2 Universidad Nacional de San Juan, San Juan, Argentina

                                     
                                     
                                    The Jejenes Formation of the Paganzo Basin in western Argentina records the waning of the Carboniferous ice-sheet of Gondwana. Superb levels of exposure in the arid terrain of the western Precordillera of Argentina allow reconstruction of palaeo-topography. The dissected sedimentary fill of these fjord-like valleys is dominated by deposits of gravity-driven processes, and records the progressive retreat of valley glaciers penetrating seawards into the limestone ranges that bordered the western interior lowlands of Gondwana. We report on the history of infilling of one of these palaeo-fjords at Quebrada Grande in the Zonda range of San Juan Province.

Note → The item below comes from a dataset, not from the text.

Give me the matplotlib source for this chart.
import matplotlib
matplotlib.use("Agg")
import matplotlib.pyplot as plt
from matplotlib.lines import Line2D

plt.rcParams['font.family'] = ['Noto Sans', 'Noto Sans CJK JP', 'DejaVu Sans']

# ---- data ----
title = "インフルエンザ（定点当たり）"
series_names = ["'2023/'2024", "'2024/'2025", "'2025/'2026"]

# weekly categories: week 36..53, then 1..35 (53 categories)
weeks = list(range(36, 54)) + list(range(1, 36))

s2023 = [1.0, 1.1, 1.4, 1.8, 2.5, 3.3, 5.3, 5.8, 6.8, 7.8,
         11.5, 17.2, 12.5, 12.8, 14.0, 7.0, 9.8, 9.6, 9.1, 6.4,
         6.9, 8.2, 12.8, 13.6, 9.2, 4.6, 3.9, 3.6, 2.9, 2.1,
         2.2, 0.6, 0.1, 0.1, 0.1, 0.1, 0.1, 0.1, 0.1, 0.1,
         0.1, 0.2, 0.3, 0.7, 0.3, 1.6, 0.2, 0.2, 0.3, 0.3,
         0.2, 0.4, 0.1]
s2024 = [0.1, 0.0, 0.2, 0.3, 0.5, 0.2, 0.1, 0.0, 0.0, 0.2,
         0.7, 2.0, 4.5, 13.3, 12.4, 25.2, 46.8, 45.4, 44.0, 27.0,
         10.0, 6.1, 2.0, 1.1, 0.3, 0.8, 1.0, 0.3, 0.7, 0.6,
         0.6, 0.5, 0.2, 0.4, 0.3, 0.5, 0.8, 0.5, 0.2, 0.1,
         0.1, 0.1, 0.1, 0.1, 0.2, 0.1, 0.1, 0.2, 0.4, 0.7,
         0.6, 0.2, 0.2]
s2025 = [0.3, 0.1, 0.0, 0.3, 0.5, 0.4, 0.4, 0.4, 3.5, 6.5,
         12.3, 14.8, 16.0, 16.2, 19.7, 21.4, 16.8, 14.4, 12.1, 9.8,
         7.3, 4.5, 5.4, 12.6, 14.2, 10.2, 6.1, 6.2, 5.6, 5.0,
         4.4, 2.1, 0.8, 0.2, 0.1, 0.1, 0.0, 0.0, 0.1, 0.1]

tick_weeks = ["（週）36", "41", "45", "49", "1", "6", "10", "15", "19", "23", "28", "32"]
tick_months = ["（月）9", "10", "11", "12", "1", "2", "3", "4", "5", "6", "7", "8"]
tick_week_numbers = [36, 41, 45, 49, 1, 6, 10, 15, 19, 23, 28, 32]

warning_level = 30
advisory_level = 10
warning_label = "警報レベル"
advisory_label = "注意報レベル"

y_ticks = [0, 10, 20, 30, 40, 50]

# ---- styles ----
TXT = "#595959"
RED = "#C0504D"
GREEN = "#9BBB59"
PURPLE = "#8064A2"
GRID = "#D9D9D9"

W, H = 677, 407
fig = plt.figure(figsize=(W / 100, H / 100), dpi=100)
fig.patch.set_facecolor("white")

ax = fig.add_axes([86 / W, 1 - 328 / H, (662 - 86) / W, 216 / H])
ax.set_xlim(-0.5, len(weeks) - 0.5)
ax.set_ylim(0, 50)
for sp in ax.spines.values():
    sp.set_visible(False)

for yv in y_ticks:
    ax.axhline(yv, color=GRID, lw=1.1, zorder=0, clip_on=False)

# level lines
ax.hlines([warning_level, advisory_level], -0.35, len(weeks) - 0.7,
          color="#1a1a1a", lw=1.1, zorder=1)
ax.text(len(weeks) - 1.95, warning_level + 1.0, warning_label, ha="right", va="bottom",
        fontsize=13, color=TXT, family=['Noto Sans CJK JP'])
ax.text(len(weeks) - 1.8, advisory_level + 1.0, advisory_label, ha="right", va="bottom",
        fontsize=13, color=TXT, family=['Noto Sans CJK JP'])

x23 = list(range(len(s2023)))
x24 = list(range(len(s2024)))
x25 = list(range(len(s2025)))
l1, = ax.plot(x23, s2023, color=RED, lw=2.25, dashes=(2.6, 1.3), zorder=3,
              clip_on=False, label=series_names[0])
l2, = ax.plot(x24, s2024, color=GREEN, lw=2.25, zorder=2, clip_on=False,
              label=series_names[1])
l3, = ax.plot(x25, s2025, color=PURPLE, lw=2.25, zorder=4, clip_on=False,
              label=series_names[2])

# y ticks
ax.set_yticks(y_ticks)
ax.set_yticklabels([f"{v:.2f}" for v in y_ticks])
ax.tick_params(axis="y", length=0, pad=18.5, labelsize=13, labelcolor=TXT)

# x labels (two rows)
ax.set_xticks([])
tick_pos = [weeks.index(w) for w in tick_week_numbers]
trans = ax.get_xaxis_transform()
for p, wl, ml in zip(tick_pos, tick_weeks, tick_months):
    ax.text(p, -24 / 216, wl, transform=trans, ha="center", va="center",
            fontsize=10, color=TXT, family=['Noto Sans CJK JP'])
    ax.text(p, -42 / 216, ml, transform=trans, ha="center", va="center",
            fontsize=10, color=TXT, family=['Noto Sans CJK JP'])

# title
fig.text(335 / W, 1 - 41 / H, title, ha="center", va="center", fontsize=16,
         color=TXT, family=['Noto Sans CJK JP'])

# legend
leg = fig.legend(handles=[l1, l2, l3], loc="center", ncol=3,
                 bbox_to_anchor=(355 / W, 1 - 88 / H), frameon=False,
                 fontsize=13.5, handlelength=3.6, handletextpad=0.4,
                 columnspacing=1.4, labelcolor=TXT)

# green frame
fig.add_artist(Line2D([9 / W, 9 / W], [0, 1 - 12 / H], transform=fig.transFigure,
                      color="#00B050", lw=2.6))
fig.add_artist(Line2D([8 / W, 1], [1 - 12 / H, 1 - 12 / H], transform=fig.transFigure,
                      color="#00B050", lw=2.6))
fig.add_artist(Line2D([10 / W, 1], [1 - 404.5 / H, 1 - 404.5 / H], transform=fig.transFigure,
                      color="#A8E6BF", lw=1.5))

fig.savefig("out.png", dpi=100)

                                     
                                    Basement lithology exerts a strong control both on the form of the valley, and the palaeorelief. Basal in situ and remobilised tillites occur on the floor of the trunk valley and its tributaries, and are overlain by subaqueous gravel fans issuing from the hanging tributaries; these downlap and initially prograde over the valley floor diamictites, but later back-step presumably as consequence of retreat of the parent hanging-valley glaciers. The toes of these fans show abrupt facies transitions related to changes in the dominant flow process, from gravel-dominated debris-flow deposits on the fans to thin-bedded sandy and silty turbidity currents on the fjord floor. Dropstone horizons are common in the turbidite axial fjord fill which onlaps the valley sides and fans. Imbricated armour layers on the fans suggest periodic winnowing of the fan surfaces by meltwater-generated, sediment-laden density underflows.
                                     
                                    The thin-bedded valley-axis turbidite facies is punctuated by several exceptionally thick, normally graded but otherwise structureless beds, that grade up from coarse sand (or locally gravel) at the base into thick, structureless caps of mudstone that form the majority of the bed, locally 5 metres or more in thickness. These beds thicken into the valley axis and onlap the valley walls and gravel fans, and their emplacement thus appears to have been gravity controlled. The mudstone fraction of each is commonly rich in scattered fossil wood fragments, locally decimetres in length. We suggest that these sedimentation events were the result of large surface waves within the fjord, possibly triggered by debris avalanche related to post-glacial unloading of the valley sides, and that these waves stripped the shoreline of vegetation. Such waves have occurred several times in the past century in Lituya Bay, Alaska (Miller, 1960), in a context similar to that which we infer for the Quebrada Grande; they have attained heights in excess of 100 metres, and produced conspicuous trim-lines in the forest on the valley sides.
                                     
                                    Miller. D.J., 1960. Giant waves in Lituya Bay, Alaska. US Geological Survey Professional Paper 354-C.